Лариса Белая, выпускница ОГМИ 1968 года, гидролог, поделилась таким воспоминанием из своей студенческой жизни: «Мне как-то была нужна Лидия Федоровна Горобец (работала ассистентом у Бачманова А.П., вела практические занятия и полевую практику по геодезии). Прихожу на кафедру, а её нет. На вопрос, где эта милая женщина, получаю ответ: Да цей Горобэц кудысь полэтив!». И ещё один штрих: проректор Иваненко всегда ходил в вышиванке…
Думаю, приведенных примеров достаточно для ответа на плохо прожаренные обвинения в мой адрес из уст держателя «доброкачественных генов» с атрофировавшимся мозгом за годы его невостребованности.
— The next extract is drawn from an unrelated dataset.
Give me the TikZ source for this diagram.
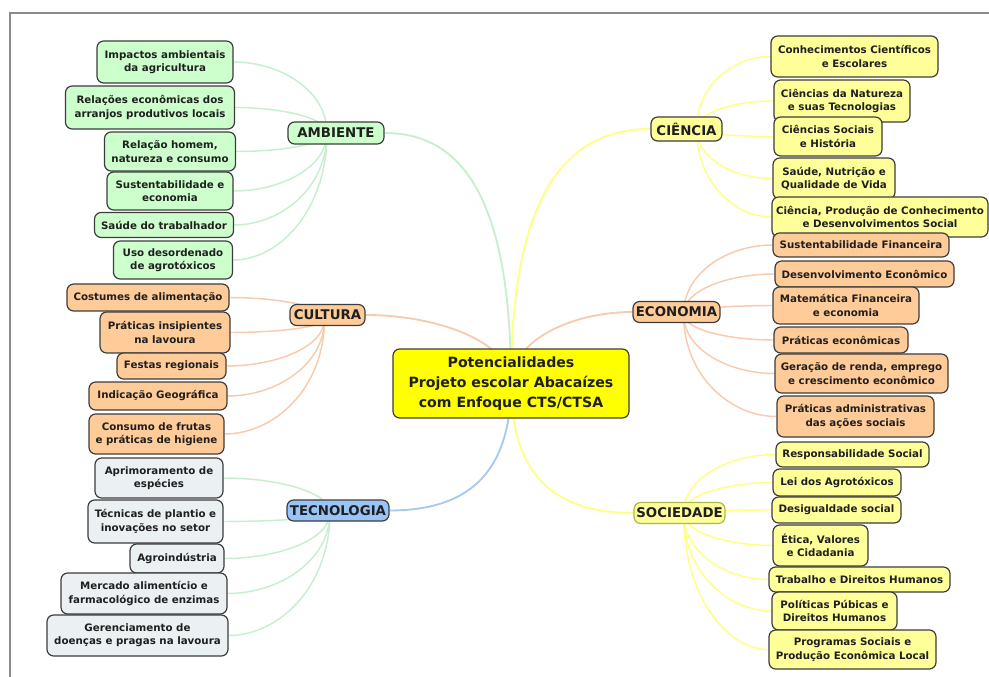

Чего зря опилки пилить по сотому разу!
Пожалуй, выскажу одно лишь критическое замечание об образовании в советское время. Обучение иностранному языку в школах и ВУЗах – чистейшая профанация для галочки, хотя на самом деле иностранный язык должен был бы быть важным предметом.
Усім викладачам та колишнім студентам Одеського гідрометеорологічного інституту, і в першу чергу тим, хто зі мною навчались, привіт з Риги.